- _Exercise_
Copy out the listing that follows exactly, dropping every picture.

[Start of Exercise input]

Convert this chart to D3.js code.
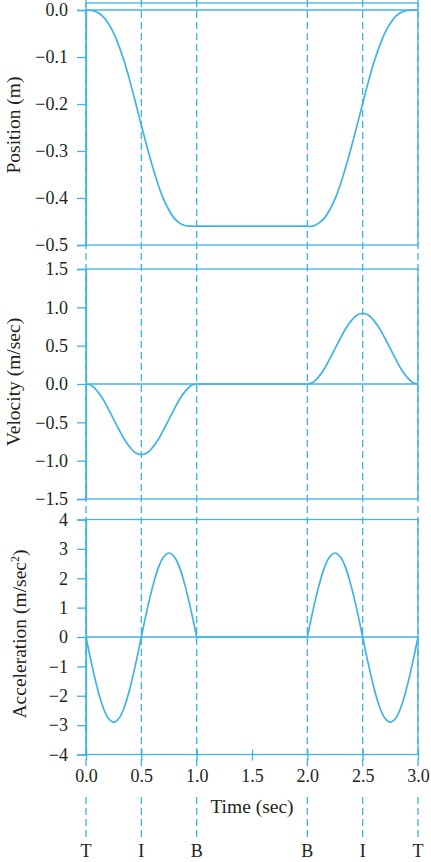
<!DOCTYPE html>
<html><head><meta charset="utf-8">
<script src="https://cdn.jsdelivr.net/npm/d3@7"></script>
<style>
body{margin:0;background:#fff}
text{font-family:"Liberation Serif","Times New Roman",serif;fill:#231f20}
</style>
</head><body><svg id="c" width="431" height="862"></svg>
<script>
// ---- data ----
const TIME_OUT  = [0,0.05,0.1,0.15,0.2,0.25,0.3,0.35,0.4,0.45,0.5,0.55,0.6,0.65,0.7,0.75,0.8,0.85,0.9,0.95,1.0];
const TIME_BACK = [2.0,2.05,2.1,2.15,2.2,2.25,2.3,2.35,2.4,2.45,2.5,2.55,2.6,2.65,2.7,2.75,2.8,2.85,2.9,2.95,3.0];
const TIME_DWELL = [1.0, 2.0];

const POS_OUT  = [0,-0.001,-0.005,-0.013,-0.028,-0.049,-0.078,-0.113,-0.154,-0.199,-0.245,-0.290,-0.332,-0.370,-0.402,-0.426,-0.444,-0.454,-0.459,-0.460,-0.460];
const POS_BACK = [-0.460,-0.460,-0.454,-0.444,-0.426,-0.402,-0.370,-0.332,-0.290,-0.245,-0.199,-0.154,-0.113,-0.078,-0.049,-0.028,-0.013,-0.005,-0.001,0,0];
const POS_DWELL = [-0.460,-0.460];

const VEL_OUT  = [0,-0.02,-0.09,-0.19,-0.32,-0.46,-0.60,-0.73,-0.83,-0.90,-0.92,-0.90,-0.83,-0.73,-0.60,-0.46,-0.32,-0.19,-0.09,-0.02,0];
const VEL_BACK = [0,0.02,0.09,0.19,0.32,0.46,0.60,0.73,0.83,0.90,0.92,0.90,0.83,0.73,0.60,0.46,0.32,0.19,0.09,0.02,0];
const VEL_DWELL = [0,0];

const ACC_OUT  = [0,-0.90,-1.70,-2.35,-2.76,-2.90,-2.76,-2.35,-1.70,-0.90,0,0.89,1.68,2.32,2.72,2.86,2.72,2.32,1.68,0.89,0];
const ACC_BACK = [0,0.89,1.68,2.32,2.72,2.86,2.72,2.32,1.68,0.89,0,-0.90,-1.70,-2.35,-2.76,-2.90,-2.76,-2.35,-1.70,-0.90,0];
const ACC_DWELL = [0,0];

const X_TICKS = [0,0.5,1.0,1.5,2.0,2.5,3.0];
const POS_TICKS = [0,-0.1,-0.2,-0.3,-0.4,-0.5];
const VEL_TICKS = [1.5,1.0,0.5,0,-0.5,-1.0,-1.5];
const ACC_TICKS = [4,3,2,1,0,-1,-2,-3,-4];
const MARKER_TIMES  = [0,0.5,1.0,2.0,2.5,3.0];
const MARKER_LABELS = ["T","I","B","B","I","T"];

// ---- drawing ----
const BLUE = "#40b3e6";
const svg = d3.select("#c");
const x = d3.scaleLinear().domain([0,3]).range([86,418]);

const panels = [
  {title:"Position (m)", ticks:POS_TICKS, fmt:d3.format(".1f"), domain:[-0.5,0], range:[245,10], topPx:3,
   out:POS_OUT, back:POS_BACK, dwell:POS_DWELL, lx:20, ly:125},
  {title:"Velocity (m/sec)", ticks:VEL_TICKS, fmt:d3.format(".1f"), domain:[-1.5,1.5], range:[499,269], topPx:269,
   out:VEL_OUT, back:VEL_BACK, dwell:VEL_DWELL, lx:20, ly:382},
  {title:"Acceleration (m/sec", sup:"2", ticks:ACC_TICKS, fmt:d3.format("d"), domain:[-4,4], range:[754.5,519.5], topPx:519.5,
   out:ACC_OUT, back:ACC_BACK, dwell:ACC_DWELL, lx:26, ly:634}
];

// dashed marker lines (behind)
const dash = svg.append("g").attr("stroke",BLUE).attr("stroke-width",1.3).attr("stroke-dasharray","7,4");
MARKER_TIMES.forEach(t=>{
  dash.append("line").attr("x1",x(t)).attr("x2",x(t)).attr("y1",0).attr("y2",768);
  dash.append("line").attr("x1",x(t)).attr("x2",x(t)).attr("y1",797).attr("y2",838);
});

panels.forEach(p=>{
  const y = d3.scaleLinear().domain(p.domain).range(p.range);
  const g = svg.append("g");
  const bottom = p.range[0];
  g.append("rect").attr("x",x(0)).attr("y",p.topPx).attr("width",x(3)-x(0)).attr("height",bottom-p.topPx)
    .attr("fill","none").attr("stroke",BLUE).attr("stroke-width",1.3);
  g.append("line").attr("x1",x(0)).attr("x2",x(3)).attr("y1",y(0)).attr("y2",y(0))
    .attr("stroke",BLUE).attr("stroke-width",1.3);
  const ax = g.append("g").attr("transform",`translate(${x(0)},0)`)
    .call(d3.axisLeft(y).tickValues(p.ticks).tickFormat(p.fmt).tickSize(9).tickPadding(9));
  ax.select(".domain").attr("stroke",BLUE).attr("stroke-width",1.3);
  ax.selectAll(".tick line").attr("stroke",BLUE).attr("stroke-width",1.3);
  ax.selectAll(".tick text").attr("font-size",18).attr("fill","#231f20");
  const line = d3.line().x(d=>x(d[0])).y(d=>y(d[1])).curve(d3.curveCatmullRom);
  const segs = [
    TIME_OUT.map((t,i)=>[t,p.out[i]]),
    TIME_DWELL.map((t,i)=>[t,p.dwell[i]]),
    TIME_BACK.map((t,i)=>[t,p.back[i]])
  ];
  segs.forEach(s=>g.append("path").attr("d",line(s)).attr("fill","none")
    .attr("stroke",BLUE).attr("stroke-width",1.7));
  const tt = g.append("text").attr("transform",`translate(${p.lx},${p.ly}) rotate(-90)`)
    .attr("text-anchor","middle").attr("font-size",19.5).text(p.title);
  if (p.sup){
    tt.append("tspan").attr("font-size",12).attr("dy",-7).text(p.sup);
    tt.append("tspan").attr("dy",7).text(")");
  }
});

const xa = svg.append("g").attr("transform","translate(0,754.5)")
  .call(d3.axisBottom(x).tickValues(X_TICKS).tickFormat(d3.format(".1f")).tickSize(6).tickPadding(9));
xa.select(".domain").remove();
xa.selectAll(".tick line").attr("stroke",BLUE).attr("stroke-width",1.3).attr("y1",-5);
xa.selectAll(".tick text").attr("font-size",18).attr("fill","#231f20");

svg.append("text").attr("x",(x(1)+x(2))/2).attr("y",813).attr("text-anchor","middle")
  .attr("font-size",19.5).text("Time (sec)");

svg.append("g").selectAll("text").data(MARKER_TIMES).join("text")
  .attr("x",d=>x(d)).attr("y",857).attr("text-anchor","middle").attr("font-size",18)
  .text((d,i)=>MARKER_LABELS[i]);
</script>
</body></html>
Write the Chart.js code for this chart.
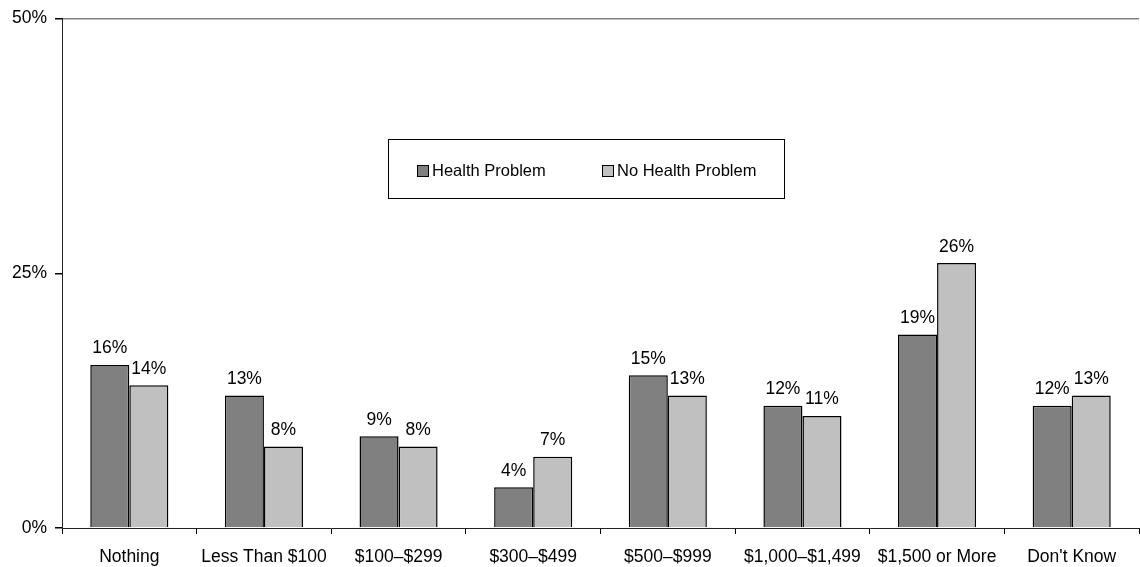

[End of Exercise input]

- _Written solution_
Convert this chart to D3.js code.
<!DOCTYPE html>
<html><head><meta charset="utf-8">
<script src="https://cdn.jsdelivr.net/npm/d3@7"></script>
<style>
body{margin:0;background:#fff}
text{font-family:"Liberation Serif","Times New Roman",serif;fill:#231f20}
</style>
</head><body><svg id="c" width="431" height="862"></svg>
<script>
// ---- data ----
const TIME_OUT  = [0,0.05,0.1,0.15,0.2,0.25,0.3,0.35,0.4,0.45,0.5,0.55,0.6,0.65,0.7,0.75,0.8,0.85,0.9,0.95,1.0];
const TIME_BACK = [2.0,2.05,2.1,2.15,2.2,2.25,2.3,2.35,2.4,2.45,2.5,2.55,2.6,2.65,2.7,2.75,2.8,2.85,2.9,2.95,3.0];
const TIME_DWELL = [1.0, 2.0];

const POS_OUT  = [0,-0.001,-0.005,-0.013,-0.028,-0.049,-0.078,-0.113,-0.154,-0.199,-0.245,-0.290,-0.332,-0.370,-0.402,-0.426,-0.444,-0.454,-0.459,-0.460,-0.460];
const POS_BACK = [-0.460,-0.460,-0.454,-0.444,-0.426,-0.402,-0.370,-0.332,-0.290,-0.245,-0.199,-0.154,-0.113,-0.078,-0.049,-0.028,-0.013,-0.005,-0.001,0,0];
const POS_DWELL = [-0.460,-0.460];

const VEL_OUT  = [0,-0.02,-0.09,-0.19,-0.32,-0.46,-0.60,-0.73,-0.83,-0.90,-0.92,-0.90,-0.83,-0.73,-0.60,-0.46,-0.32,-0.19,-0.09,-0.02,0];
const VEL_BACK = [0,0.02,0.09,0.19,0.32,0.46,0.60,0.73,0.83,0.90,0.92,0.90,0.83,0.73,0.60,0.46,0.32,0.19,0.09,0.02,0];
const VEL_DWELL = [0,0];

const ACC_OUT  = [0,-0.90,-1.70,-2.35,-2.76,-2.90,-2.76,-2.35,-1.70,-0.90,0,0.89,1.68,2.32,2.72,2.86,2.72,2.32,1.68,0.89,0];
const ACC_BACK = [0,0.89,1.68,2.32,2.72,2.86,2.72,2.32,1.68,0.89,0,-0.90,-1.70,-2.35,-2.76,-2.90,-2.76,-2.35,-1.70,-0.90,0];
const ACC_DWELL = [0,0];

const X_TICKS = [0,0.5,1.0,1.5,2.0,2.5,3.0];
const POS_TICKS = [0,-0.1,-0.2,-0.3,-0.4,-0.5];
const VEL_TICKS = [1.5,1.0,0.5,0,-0.5,-1.0,-1.5];
const ACC_TICKS = [4,3,2,1,0,-1,-2,-3,-4];
const MARKER_TIMES  = [0,0.5,1.0,2.0,2.5,3.0];
const MARKER_LABELS = ["T","I","B","B","I","T"];

// ---- drawing ----
const BLUE = "#40b3e6";
const svg = d3.select("#c");
const x = d3.scaleLinear().domain([0,3]).range([86,418]);

const panels = [
  {title:"Position (m)", ticks:POS_TICKS, fmt:d3.format(".1f"), domain:[-0.5,0], range:[245,10], topPx:3,
   out:POS_OUT, back:POS_BACK, dwell:POS_DWELL, lx:20, ly:125},
  {title:"Velocity (m/sec)", ticks:VEL_TICKS, fmt:d3.format(".1f"), domain:[-1.5,1.5], range:[499,269], topPx:269,
   out:VEL_OUT, back:VEL_BACK, dwell:VEL_DWELL, lx:20, ly:382},
  {title:"Acceleration (m/sec", sup:"2", ticks:ACC_TICKS, fmt:d3.format("d"), domain:[-4,4], range:[754.5,519.5], topPx:519.5,
   out:ACC_OUT, back:ACC_BACK, dwell:ACC_DWELL, lx:26, ly:634}
];

// dashed marker lines (behind)
const dash = svg.append("g").attr("stroke",BLUE).attr("stroke-width",1.3).attr("stroke-dasharray","7,4");
MARKER_TIMES.forEach(t=>{
  dash.append("line").attr("x1",x(t)).attr("x2",x(t)).attr("y1",0).attr("y2",768);
  dash.append("line").attr("x1",x(t)).attr("x2",x(t)).attr("y1",797).attr("y2",838);
});

panels.forEach(p=>{
  const y = d3.scaleLinear().domain(p.domain).range(p.range);
  const g = svg.append("g");
  const bottom = p.range[0];
  g.append("rect").attr("x",x(0)).attr("y",p.topPx).attr("width",x(3)-x(0)).attr("height",bottom-p.topPx)
    .attr("fill","none").attr("stroke",BLUE).attr("stroke-width",1.3);
  g.append("line").attr("x1",x(0)).attr("x2",x(3)).attr("y1",y(0)).attr("y2",y(0))
    .attr("stroke",BLUE).attr("stroke-width",1.3);
  const ax = g.append("g").attr("transform",`translate(${x(0)},0)`)
    .call(d3.axisLeft(y).tickValues(p.ticks).tickFormat(p.fmt).tickSize(9).tickPadding(9));
  ax.select(".domain").attr("stroke",BLUE).attr("stroke-width",1.3);
  ax.selectAll(".tick line").attr("stroke",BLUE).attr("stroke-width",1.3);
  ax.selectAll(".tick text").attr("font-size",18).attr("fill","#231f20");
  const line = d3.line().x(d=>x(d[0])).y(d=>y(d[1])).curve(d3.curveCatmullRom);
  const segs = [
    TIME_OUT.map((t,i)=>[t,p.out[i]]),
    TIME_DWELL.map((t,i)=>[t,p.dwell[i]]),
    TIME_BACK.map((t,i)=>[t,p.back[i]])
  ];
  segs.forEach(s=>g.append("path").attr("d",line(s)).attr("fill","none")
    .attr("stroke",BLUE).attr("stroke-width",1.7));
  const tt = g.append("text").attr("transform",`translate(${p.lx},${p.ly}) rotate(-90)`)
    .attr("text-anchor","middle").attr("font-size",19.5).text(p.title);
  if (p.sup){
    tt.append("tspan").attr("font-size",12).attr("dy",-7).text(p.sup);
    tt.append("tspan").attr("dy",7).text(")");
  }
});

const xa = svg.append("g").attr("transform","translate(0,754.5)")
  .call(d3.axisBottom(x).tickValues(X_TICKS).tickFormat(d3.format(".1f")).tickSize(6).tickPadding(9));
xa.select(".domain").remove();
xa.selectAll(".tick line").attr("stroke",BLUE).attr("stroke-width",1.3).attr("y1",-5);
xa.selectAll(".tick text").attr("font-size",18).attr("fill","#231f20");

svg.append("text").attr("x",(x(1)+x(2))/2).attr("y",813).attr("text-anchor","middle")
  .attr("font-size",19.5).text("Time (sec)");

svg.append("g").selectAll("text").data(MARKER_TIMES).join("text")
  .attr("x",d=>x(d)).attr("y",857).attr("text-anchor","middle").attr("font-size",18)
  .text((d,i)=>MARKER_LABELS[i]);
</script>
</body></html>
Write the Chart.js code for this chart.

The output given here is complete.